チャーター便は、臨時で飛ばしたいというオーナーが存在するものだ。今回の依頼主は、吉林省延吉の「天宇集団」という多くのグループ会社も有する延吉を代表する企業だ。天宇は傘下に旅行会社も持っているが、チケット販売は一般の旅行会社へ委託しているので外国人でも乗ることができる。
当初、丹東の旅行会社では利用者が少ないのでこのチャーター便は長くは続かないと言っていたが、すでに1か月間継続していることになる。
この意外とも思える増便の背景には中国政府の動きがあるのではとの見方が囁かれ始めている。

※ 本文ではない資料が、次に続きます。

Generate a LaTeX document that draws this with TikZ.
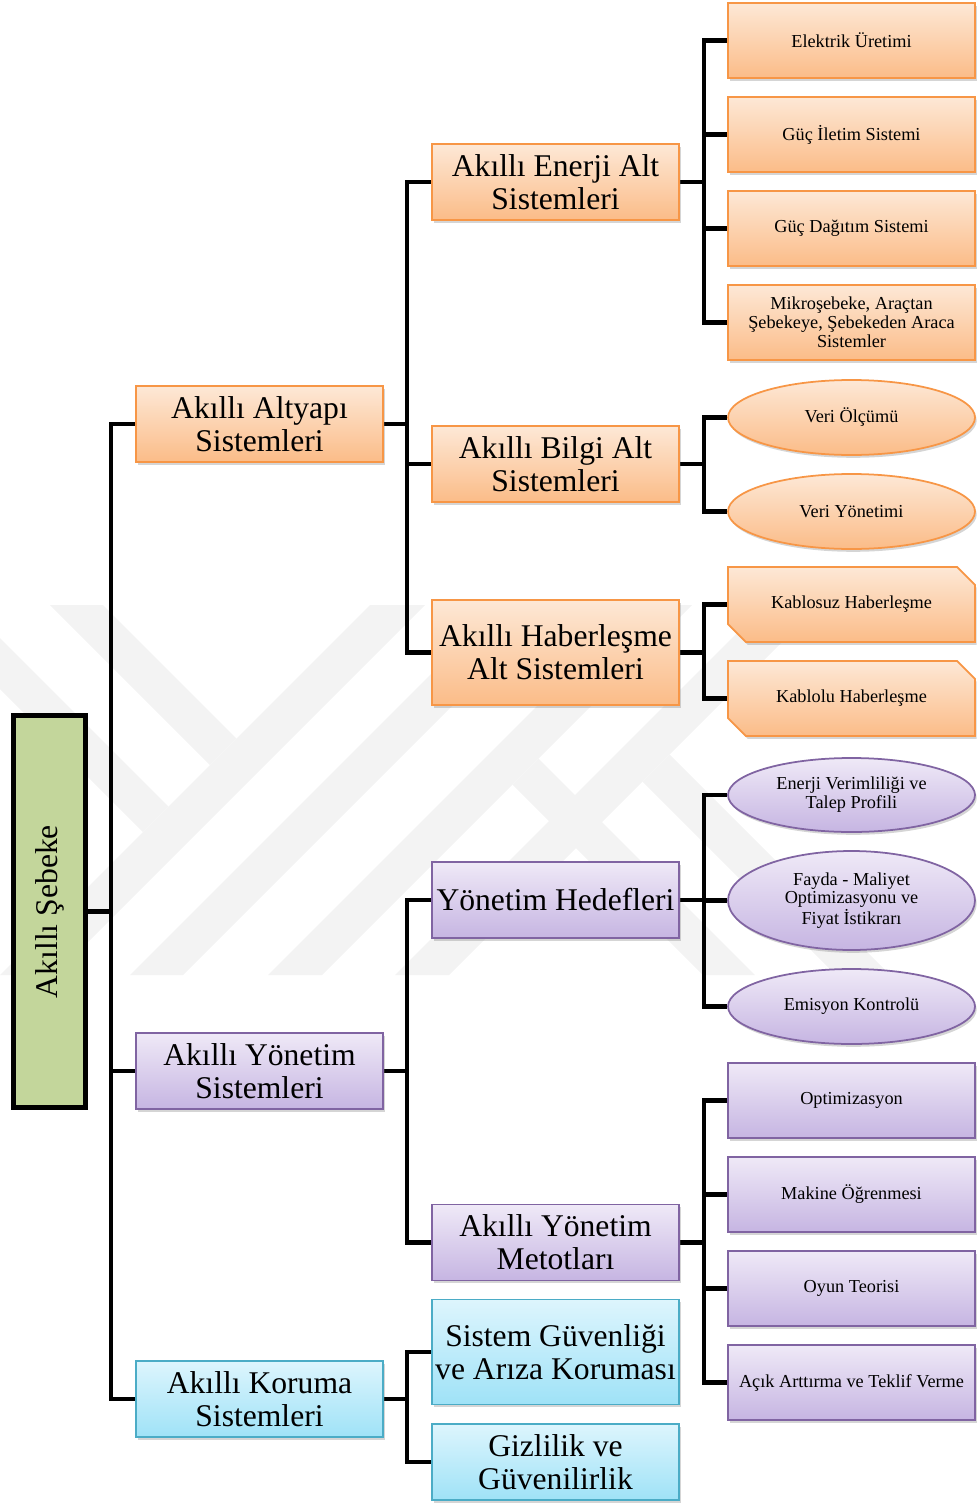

「北京からの中国国際航空は、大赤字だったのと北京空港のキャパ不足もあり停止させたかったが、中朝関係を考えると簡単には停止できなかったのでしょう。ただ、昨今、北朝鮮に対する国際的な圧力が高まってきたので、中国は外向けのアピールとして国連制裁を履行して北朝鮮に対して強く出ていることを示すために制裁を理由に停止させた可能性が高い。一方、中国の本音としては本気で北朝鮮の首を絞める気はないので、政府ではなく、あくまで民間企業がチャーターしたという形であれば、国際的な批判をかわせると踏んだのかもしれません」(丹東の旅行会社関係者)
また、丹東-平壌のチャーター便就航の背後には中国政府からの何かしらの支援があるのではという噂もある。
真偽の程は定かではないが、中国としては、正面では強い中国を国内へアピールしつつ、右を向けば、国際社会に国連と足並みをそろえているとアピールし、左を向けば、北朝鮮に援助国だとアピールして3方に対して顔を立てることができる。実に中国らしい外交戦術が見え隠れするようではある。